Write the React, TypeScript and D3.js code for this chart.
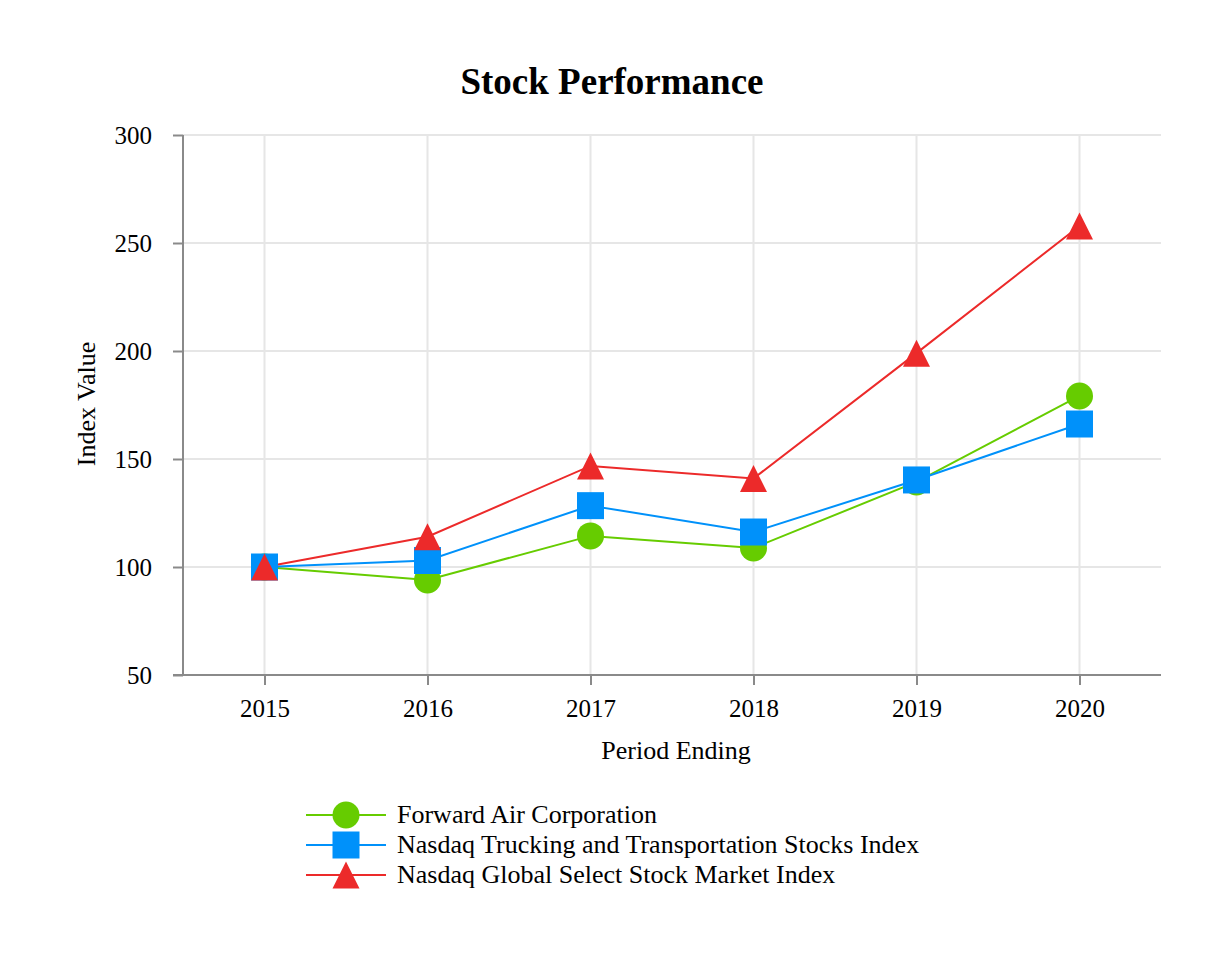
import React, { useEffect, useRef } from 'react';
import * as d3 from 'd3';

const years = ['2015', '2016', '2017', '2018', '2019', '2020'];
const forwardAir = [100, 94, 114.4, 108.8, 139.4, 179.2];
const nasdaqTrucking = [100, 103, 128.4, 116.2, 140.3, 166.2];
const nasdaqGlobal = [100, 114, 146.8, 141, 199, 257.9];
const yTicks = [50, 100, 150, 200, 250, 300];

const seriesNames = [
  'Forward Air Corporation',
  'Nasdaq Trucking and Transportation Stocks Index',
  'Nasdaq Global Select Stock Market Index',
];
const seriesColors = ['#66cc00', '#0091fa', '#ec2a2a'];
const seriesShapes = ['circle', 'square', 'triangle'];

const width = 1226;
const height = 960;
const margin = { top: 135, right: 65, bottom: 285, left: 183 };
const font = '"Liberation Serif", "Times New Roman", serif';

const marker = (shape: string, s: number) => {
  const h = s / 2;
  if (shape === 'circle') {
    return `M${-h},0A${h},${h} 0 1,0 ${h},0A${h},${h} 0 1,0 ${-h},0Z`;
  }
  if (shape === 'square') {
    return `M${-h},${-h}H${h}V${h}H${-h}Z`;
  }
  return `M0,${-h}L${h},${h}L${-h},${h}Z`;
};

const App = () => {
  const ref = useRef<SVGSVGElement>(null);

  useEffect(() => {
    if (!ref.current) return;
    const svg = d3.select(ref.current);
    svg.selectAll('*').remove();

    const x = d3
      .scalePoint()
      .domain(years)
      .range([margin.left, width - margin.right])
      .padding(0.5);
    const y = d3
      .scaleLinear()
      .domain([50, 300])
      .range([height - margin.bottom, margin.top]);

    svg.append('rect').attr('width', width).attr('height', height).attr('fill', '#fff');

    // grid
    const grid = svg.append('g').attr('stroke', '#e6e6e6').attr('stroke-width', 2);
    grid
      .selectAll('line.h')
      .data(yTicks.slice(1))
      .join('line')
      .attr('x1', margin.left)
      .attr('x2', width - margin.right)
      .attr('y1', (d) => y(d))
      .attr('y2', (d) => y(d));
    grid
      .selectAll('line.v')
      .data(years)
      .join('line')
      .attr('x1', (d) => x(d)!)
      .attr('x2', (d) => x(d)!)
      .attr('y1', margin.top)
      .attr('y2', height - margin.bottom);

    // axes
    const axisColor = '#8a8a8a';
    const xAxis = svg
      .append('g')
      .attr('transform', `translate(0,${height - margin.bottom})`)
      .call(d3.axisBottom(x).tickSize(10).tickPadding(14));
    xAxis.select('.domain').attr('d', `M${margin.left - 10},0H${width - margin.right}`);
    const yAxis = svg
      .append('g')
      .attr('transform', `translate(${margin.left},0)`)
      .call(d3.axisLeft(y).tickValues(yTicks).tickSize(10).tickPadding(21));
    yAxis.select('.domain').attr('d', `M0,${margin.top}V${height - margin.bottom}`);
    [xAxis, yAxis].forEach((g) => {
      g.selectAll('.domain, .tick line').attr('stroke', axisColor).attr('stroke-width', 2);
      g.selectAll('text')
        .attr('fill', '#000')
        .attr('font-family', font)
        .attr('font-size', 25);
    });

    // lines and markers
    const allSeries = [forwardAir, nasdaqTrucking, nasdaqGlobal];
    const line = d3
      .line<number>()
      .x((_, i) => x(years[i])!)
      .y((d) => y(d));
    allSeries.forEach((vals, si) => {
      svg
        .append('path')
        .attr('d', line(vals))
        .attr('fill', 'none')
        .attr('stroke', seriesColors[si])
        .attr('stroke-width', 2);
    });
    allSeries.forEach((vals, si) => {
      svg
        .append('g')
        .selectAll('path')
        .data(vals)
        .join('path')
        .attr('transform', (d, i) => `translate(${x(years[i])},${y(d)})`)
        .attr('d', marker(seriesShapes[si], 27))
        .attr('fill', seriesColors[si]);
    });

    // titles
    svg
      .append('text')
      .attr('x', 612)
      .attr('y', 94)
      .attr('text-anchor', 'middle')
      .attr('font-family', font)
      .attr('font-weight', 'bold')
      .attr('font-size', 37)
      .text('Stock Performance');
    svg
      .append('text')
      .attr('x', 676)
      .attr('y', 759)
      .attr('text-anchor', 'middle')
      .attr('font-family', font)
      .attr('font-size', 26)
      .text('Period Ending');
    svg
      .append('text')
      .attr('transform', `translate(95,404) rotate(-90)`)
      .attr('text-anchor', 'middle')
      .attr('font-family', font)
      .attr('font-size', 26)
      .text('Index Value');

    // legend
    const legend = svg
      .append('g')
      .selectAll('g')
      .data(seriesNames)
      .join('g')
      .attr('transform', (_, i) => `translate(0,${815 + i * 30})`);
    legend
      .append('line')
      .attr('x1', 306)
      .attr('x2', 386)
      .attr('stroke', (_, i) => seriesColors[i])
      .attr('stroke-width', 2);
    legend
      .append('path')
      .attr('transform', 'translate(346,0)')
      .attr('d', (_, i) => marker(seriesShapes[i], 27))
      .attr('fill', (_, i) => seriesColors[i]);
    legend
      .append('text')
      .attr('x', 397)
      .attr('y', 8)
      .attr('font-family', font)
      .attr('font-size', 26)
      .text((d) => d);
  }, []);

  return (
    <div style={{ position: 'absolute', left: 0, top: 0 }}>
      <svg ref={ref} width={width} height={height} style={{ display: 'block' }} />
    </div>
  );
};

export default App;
━━━
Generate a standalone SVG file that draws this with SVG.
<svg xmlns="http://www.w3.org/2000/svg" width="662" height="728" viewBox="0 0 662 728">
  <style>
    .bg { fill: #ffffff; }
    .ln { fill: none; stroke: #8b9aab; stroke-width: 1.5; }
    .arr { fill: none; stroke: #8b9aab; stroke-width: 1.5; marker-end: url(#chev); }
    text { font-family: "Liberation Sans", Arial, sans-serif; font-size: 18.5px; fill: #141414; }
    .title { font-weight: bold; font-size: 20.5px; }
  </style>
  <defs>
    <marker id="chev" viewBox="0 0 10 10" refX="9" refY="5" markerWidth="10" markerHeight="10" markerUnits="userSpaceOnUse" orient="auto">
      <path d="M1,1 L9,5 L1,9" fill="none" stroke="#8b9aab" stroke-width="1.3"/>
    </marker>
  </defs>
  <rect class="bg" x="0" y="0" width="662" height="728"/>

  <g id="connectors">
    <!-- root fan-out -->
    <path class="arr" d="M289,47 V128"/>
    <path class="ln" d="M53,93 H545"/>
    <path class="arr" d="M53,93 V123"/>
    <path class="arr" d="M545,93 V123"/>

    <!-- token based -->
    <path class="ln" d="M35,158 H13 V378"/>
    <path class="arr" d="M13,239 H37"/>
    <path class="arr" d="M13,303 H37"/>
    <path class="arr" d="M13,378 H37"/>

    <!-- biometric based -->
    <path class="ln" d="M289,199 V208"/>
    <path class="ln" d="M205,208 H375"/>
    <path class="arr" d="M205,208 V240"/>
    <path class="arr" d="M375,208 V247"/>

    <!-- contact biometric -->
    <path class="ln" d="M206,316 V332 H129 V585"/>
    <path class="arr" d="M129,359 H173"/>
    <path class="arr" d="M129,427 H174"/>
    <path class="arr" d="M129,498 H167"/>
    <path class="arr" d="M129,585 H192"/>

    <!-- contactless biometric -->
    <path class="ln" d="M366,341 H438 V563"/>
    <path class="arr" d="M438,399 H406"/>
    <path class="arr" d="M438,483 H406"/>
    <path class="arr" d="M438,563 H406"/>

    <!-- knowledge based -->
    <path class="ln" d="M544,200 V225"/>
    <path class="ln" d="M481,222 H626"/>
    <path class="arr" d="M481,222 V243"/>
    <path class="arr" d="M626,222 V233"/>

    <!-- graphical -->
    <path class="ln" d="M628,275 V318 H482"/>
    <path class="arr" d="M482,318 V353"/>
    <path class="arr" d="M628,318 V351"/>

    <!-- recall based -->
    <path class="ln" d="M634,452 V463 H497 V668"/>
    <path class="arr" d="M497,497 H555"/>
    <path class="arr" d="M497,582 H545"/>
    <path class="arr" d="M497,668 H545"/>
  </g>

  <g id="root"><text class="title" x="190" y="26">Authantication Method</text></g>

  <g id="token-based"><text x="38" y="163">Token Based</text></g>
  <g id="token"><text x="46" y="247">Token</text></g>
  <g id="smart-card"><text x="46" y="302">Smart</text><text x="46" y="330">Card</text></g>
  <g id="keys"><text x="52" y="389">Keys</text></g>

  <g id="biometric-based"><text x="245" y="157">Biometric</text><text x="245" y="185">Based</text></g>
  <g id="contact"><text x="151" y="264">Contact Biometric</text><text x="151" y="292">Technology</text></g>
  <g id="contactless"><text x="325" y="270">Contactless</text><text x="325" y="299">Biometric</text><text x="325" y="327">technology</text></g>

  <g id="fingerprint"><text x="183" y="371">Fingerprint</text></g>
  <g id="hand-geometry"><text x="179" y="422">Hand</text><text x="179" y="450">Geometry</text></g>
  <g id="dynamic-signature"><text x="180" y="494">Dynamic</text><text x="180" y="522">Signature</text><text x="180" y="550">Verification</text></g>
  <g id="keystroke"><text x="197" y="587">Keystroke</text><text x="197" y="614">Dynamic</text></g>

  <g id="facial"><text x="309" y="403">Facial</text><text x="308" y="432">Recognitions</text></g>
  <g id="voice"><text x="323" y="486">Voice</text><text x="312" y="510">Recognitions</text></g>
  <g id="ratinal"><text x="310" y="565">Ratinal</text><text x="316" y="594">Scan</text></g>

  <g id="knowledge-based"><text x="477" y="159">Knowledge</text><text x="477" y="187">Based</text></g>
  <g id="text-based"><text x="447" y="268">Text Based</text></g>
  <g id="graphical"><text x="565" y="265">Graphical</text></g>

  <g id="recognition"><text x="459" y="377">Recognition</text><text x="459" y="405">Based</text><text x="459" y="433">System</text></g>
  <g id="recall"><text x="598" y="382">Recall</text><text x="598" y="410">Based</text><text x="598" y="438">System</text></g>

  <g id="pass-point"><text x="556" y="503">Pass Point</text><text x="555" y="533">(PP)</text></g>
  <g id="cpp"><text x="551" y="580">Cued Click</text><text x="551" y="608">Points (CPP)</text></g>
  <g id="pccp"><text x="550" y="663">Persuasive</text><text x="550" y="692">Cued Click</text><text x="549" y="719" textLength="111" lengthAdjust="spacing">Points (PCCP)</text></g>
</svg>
━━━
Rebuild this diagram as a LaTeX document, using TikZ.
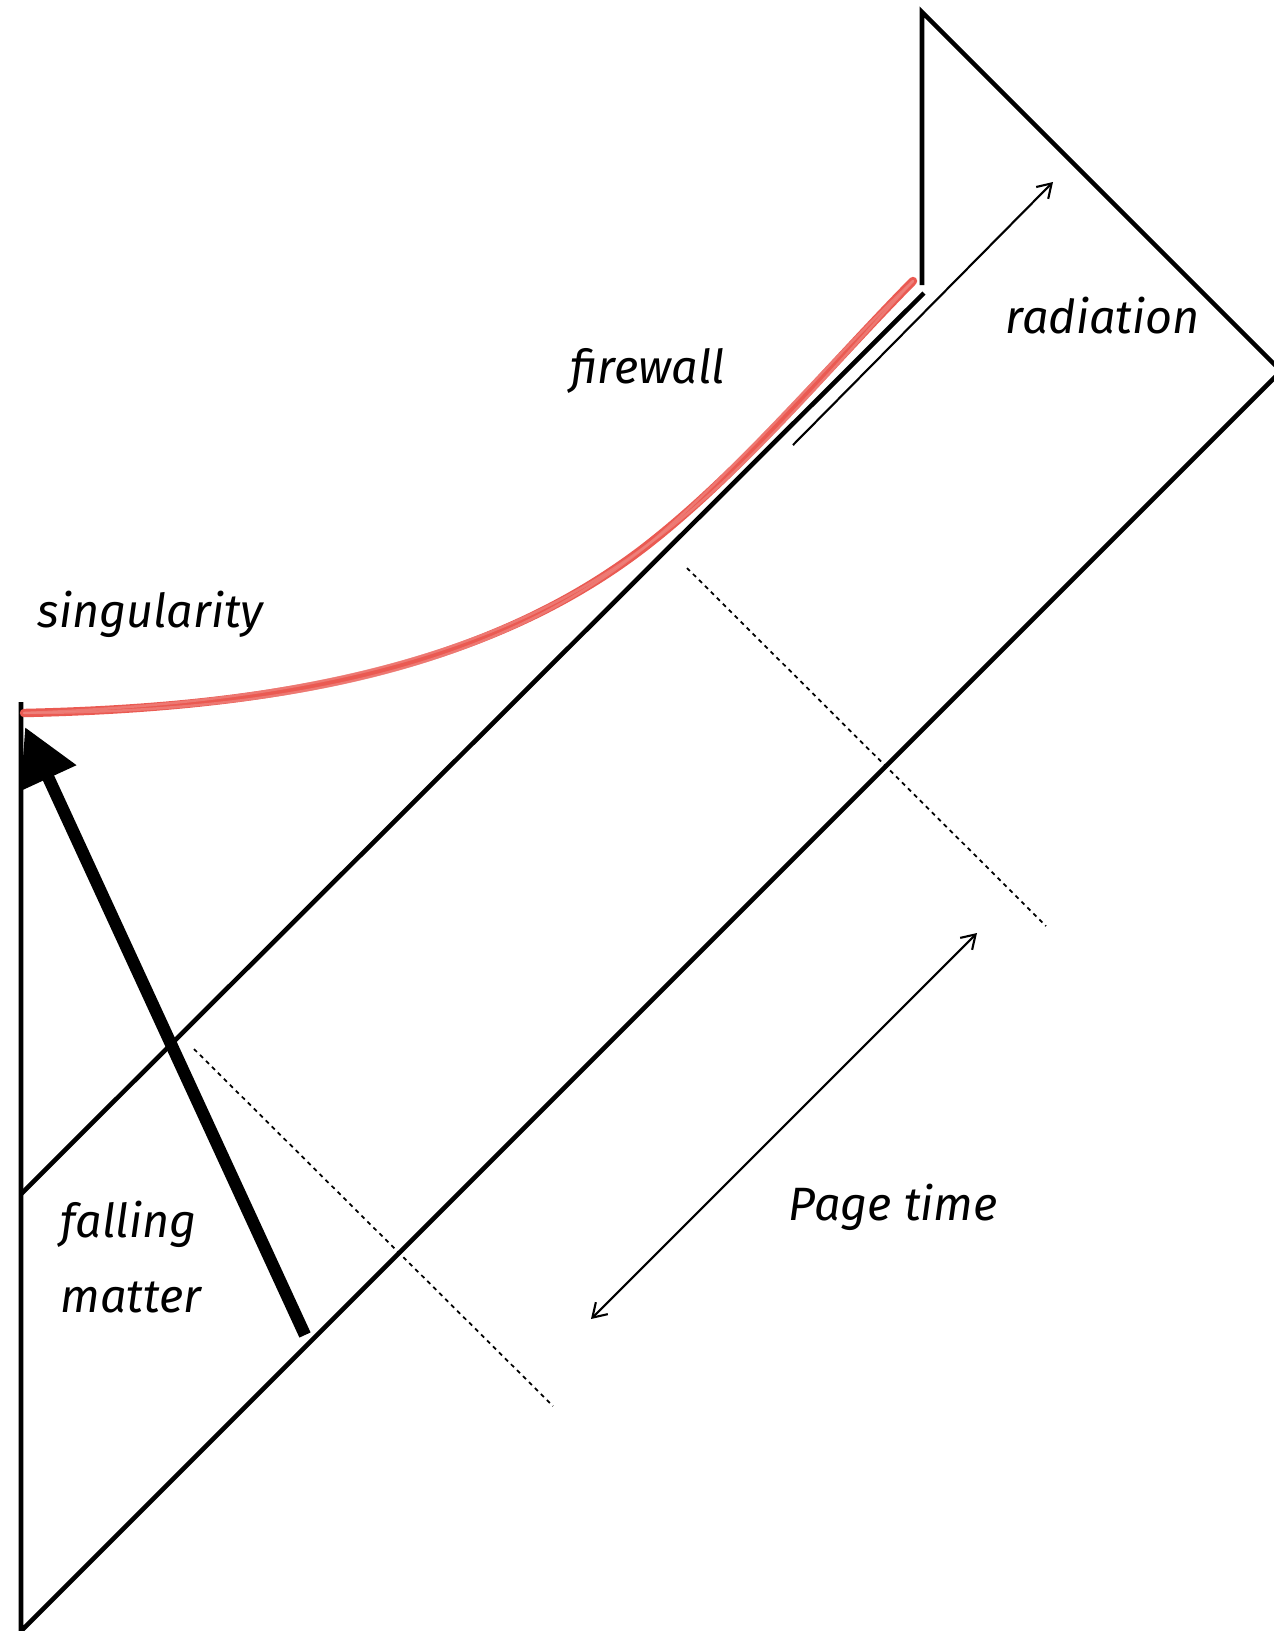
━━━
• WHAT IS REQUIRED:
Transcribe, exactly as written, the lines starting at the one with "Write the React, TypeScript" and ending at the one with "const ref = useRef<SVGSVGElement>(null);", and nothing more. Pictures are not part of the copy.

• THE ANSWER:
Write the React, TypeScript and D3.js code for this chart.
import React, { useEffect, useRef } from 'react';
import * as d3 from 'd3';

const years = ['2015', '2016', '2017', '2018', '2019', '2020'];
const forwardAir = [100, 94, 114.4, 108.8, 139.4, 179.2];
const nasdaqTrucking = [100, 103, 128.4, 116.2, 140.3, 166.2];
const nasdaqGlobal = [100, 114, 146.8, 141, 199, 257.9];
const yTicks = [50, 100, 150, 200, 250, 300];

const seriesNames = [
  'Forward Air Corporation',
  'Nasdaq Trucking and Transportation Stocks Index',
  'Nasdaq Global Select Stock Market Index',
];
const seriesColors = ['#66cc00', '#0091fa', '#ec2a2a'];
const seriesShapes = ['circle', 'square', 'triangle'];

const width = 1226;
const height = 960;
const margin = { top: 135, right: 65, bottom: 285, left: 183 };
const font = '"Liberation Serif", "Times New Roman", serif';

const marker = (shape: string, s: number) => {
  const h = s / 2;
  if (shape === 'circle') {
    return `M${-h},0A${h},${h} 0 1,0 ${h},0A${h},${h} 0 1,0 ${-h},0Z`;
  }
  if (shape === 'square') {
    return `M${-h},${-h}H${h}V${h}H${-h}Z`;
  }
  return `M0,${-h}L${h},${h}L${-h},${h}Z`;
};

const App = () => {
  const ref = useRef<SVGSVGElement>(null);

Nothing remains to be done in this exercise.